# [YOUR OBJECTIVE]
Locate, in the data below, the line that contains "Recreate this image" and the line that contains "figure.appendChild(g);"; reproduce exactly those two lines and every line between them, nothing more.

[Extracted data entries]
· · · ·
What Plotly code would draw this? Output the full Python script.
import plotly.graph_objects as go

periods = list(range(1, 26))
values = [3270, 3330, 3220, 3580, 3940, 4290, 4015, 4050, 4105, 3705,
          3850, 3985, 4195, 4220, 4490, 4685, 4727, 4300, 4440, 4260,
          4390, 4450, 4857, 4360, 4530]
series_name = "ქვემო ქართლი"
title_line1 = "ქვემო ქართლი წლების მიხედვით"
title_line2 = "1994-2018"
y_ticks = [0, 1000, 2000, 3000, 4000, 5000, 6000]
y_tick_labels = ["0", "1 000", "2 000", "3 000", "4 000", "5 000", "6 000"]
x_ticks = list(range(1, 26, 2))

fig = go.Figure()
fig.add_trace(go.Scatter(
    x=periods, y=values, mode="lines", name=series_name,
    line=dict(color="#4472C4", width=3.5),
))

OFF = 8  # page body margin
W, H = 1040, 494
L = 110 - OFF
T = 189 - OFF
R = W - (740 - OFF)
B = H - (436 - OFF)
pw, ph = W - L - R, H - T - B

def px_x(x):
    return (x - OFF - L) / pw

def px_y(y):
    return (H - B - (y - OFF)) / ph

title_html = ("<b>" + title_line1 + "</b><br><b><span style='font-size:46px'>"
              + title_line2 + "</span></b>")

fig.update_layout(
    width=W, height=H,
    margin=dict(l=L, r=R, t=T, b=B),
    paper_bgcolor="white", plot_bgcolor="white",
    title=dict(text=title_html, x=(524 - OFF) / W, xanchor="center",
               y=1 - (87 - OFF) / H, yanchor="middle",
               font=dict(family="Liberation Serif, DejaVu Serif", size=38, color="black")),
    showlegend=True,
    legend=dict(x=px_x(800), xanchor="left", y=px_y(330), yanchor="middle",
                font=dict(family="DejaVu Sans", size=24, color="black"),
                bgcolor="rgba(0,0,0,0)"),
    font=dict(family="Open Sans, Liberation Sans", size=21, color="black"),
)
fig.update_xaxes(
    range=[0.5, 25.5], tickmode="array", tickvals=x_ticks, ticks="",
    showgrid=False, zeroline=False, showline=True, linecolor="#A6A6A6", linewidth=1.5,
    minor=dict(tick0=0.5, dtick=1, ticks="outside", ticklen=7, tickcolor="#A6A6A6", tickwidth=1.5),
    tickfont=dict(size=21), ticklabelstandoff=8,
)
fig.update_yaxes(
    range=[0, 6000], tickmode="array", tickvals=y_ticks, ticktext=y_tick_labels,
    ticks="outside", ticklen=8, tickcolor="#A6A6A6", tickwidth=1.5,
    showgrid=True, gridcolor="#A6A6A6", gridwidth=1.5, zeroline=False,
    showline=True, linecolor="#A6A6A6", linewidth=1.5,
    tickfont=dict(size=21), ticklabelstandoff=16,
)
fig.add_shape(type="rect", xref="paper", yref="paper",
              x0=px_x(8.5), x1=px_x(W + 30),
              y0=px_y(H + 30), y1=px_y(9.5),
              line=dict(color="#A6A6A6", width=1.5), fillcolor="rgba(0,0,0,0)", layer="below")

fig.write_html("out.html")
· · · ·
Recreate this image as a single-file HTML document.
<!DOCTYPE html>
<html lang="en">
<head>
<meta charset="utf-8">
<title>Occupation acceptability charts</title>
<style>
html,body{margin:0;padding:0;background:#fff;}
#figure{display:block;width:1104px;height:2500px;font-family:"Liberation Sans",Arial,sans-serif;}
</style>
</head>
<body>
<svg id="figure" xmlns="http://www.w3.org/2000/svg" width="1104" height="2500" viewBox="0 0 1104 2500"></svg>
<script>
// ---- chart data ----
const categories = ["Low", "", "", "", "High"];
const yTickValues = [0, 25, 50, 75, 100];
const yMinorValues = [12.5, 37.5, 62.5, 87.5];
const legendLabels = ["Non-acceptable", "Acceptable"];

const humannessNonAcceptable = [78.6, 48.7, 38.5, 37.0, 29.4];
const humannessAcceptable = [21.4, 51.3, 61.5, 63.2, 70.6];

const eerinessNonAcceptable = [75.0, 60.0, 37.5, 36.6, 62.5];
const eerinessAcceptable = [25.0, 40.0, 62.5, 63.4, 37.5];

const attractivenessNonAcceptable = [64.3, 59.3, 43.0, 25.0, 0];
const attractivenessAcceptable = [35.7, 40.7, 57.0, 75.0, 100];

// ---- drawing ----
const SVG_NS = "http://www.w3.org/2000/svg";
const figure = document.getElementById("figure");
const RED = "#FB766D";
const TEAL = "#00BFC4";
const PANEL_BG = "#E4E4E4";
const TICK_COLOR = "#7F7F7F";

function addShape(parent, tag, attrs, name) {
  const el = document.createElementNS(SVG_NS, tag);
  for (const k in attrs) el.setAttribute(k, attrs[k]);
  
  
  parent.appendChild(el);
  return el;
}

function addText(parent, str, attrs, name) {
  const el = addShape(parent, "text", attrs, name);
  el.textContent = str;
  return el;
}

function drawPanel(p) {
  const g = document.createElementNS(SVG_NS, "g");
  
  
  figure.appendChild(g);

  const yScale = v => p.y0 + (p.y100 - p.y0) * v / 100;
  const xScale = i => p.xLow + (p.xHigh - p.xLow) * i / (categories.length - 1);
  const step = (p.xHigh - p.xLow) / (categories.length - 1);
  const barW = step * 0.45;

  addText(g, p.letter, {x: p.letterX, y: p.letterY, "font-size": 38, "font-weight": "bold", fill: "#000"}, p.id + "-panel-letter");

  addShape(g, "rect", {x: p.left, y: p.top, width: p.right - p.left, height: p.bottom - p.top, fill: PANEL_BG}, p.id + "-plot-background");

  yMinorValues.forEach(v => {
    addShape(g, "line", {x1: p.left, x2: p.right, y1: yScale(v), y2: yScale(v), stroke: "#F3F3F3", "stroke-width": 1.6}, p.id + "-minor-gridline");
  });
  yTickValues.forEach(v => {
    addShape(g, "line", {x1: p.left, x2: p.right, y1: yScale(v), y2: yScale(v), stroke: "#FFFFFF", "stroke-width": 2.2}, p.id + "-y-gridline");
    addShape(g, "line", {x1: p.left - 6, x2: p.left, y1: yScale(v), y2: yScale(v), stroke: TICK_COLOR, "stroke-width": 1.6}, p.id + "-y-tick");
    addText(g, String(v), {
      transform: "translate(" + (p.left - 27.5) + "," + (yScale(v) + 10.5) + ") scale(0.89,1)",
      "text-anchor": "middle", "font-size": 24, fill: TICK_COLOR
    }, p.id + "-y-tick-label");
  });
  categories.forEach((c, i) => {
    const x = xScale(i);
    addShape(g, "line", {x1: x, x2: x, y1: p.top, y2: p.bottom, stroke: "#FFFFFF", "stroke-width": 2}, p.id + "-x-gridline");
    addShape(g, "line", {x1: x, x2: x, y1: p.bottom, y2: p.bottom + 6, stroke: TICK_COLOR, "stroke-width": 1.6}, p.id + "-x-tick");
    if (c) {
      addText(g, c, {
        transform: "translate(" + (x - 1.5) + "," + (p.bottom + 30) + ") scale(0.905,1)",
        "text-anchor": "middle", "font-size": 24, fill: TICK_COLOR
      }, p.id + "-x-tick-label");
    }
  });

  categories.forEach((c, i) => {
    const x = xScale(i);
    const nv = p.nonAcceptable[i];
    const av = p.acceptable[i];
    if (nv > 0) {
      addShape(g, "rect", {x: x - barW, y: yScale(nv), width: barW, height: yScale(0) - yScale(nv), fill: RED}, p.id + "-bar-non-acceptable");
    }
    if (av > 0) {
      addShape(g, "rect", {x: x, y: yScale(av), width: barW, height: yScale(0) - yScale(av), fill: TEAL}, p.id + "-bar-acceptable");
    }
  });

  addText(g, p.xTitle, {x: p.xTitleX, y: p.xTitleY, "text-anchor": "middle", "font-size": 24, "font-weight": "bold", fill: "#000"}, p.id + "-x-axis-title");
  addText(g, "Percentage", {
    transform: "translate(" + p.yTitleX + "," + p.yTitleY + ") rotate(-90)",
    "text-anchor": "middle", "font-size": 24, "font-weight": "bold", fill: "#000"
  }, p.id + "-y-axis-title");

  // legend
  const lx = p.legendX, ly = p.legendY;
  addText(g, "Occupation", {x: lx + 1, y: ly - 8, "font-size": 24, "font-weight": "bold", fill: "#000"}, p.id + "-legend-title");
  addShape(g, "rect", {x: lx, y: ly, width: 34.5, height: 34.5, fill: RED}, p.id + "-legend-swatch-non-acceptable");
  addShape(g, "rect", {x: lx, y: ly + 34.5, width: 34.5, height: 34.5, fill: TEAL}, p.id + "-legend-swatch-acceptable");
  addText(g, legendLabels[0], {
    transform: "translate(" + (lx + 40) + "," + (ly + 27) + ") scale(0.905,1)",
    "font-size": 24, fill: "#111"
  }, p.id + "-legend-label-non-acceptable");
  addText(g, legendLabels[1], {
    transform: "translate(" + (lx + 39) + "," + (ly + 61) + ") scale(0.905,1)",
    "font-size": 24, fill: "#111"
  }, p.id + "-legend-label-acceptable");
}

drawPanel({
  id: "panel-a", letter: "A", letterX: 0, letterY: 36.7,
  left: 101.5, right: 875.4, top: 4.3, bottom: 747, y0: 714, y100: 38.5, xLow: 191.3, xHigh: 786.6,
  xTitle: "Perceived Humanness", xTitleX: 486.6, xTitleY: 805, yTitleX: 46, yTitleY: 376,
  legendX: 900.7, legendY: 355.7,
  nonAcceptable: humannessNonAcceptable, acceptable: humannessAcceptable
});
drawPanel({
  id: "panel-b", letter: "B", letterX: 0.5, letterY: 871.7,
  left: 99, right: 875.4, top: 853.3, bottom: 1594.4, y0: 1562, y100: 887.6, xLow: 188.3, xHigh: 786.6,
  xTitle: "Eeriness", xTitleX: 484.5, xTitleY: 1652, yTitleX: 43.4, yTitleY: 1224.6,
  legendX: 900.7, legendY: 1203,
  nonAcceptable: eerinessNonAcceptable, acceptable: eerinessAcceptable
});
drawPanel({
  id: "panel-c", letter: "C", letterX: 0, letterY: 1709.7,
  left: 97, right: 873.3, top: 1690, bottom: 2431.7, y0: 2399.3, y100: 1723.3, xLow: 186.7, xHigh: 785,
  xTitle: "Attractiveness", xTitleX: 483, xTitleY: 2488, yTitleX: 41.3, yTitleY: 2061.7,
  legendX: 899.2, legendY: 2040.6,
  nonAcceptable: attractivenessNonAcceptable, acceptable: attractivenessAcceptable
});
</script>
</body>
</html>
· · · ·
# [SOLUTION TO THE PROBLEM]
Recreate this image as a single-file HTML document.
<!DOCTYPE html>
<html lang="en">
<head>
<meta charset="utf-8">
<title>Occupation acceptability charts</title>
<style>
html,body{margin:0;padding:0;background:#fff;}
#figure{display:block;width:1104px;height:2500px;font-family:"Liberation Sans",Arial,sans-serif;}
</style>
</head>
<body>
<svg id="figure" xmlns="http://www.w3.org/2000/svg" width="1104" height="2500" viewBox="0 0 1104 2500"></svg>
<script>
// ---- chart data ----
const categories = ["Low", "", "", "", "High"];
const yTickValues = [0, 25, 50, 75, 100];
const yMinorValues = [12.5, 37.5, 62.5, 87.5];
const legendLabels = ["Non-acceptable", "Acceptable"];

const humannessNonAcceptable = [78.6, 48.7, 38.5, 37.0, 29.4];
const humannessAcceptable = [21.4, 51.3, 61.5, 63.2, 70.6];

const eerinessNonAcceptable = [75.0, 60.0, 37.5, 36.6, 62.5];
const eerinessAcceptable = [25.0, 40.0, 62.5, 63.4, 37.5];

const attractivenessNonAcceptable = [64.3, 59.3, 43.0, 25.0, 0];
const attractivenessAcceptable = [35.7, 40.7, 57.0, 75.0, 100];

// ---- drawing ----
const SVG_NS = "http://www.w3.org/2000/svg";
const figure = document.getElementById("figure");
const RED = "#FB766D";
const TEAL = "#00BFC4";
const PANEL_BG = "#E4E4E4";
const TICK_COLOR = "#7F7F7F";

function addShape(parent, tag, attrs, name) {
  const el = document.createElementNS(SVG_NS, tag);
  for (const k in attrs) el.setAttribute(k, attrs[k]);
  
  
  parent.appendChild(el);
  return el;
}

function addText(parent, str, attrs, name) {
  const el = addShape(parent, "text", attrs, name);
  el.textContent = str;
  return el;
}

function drawPanel(p) {
  const g = document.createElementNS(SVG_NS, "g");
  
  
  figure.appendChild(g);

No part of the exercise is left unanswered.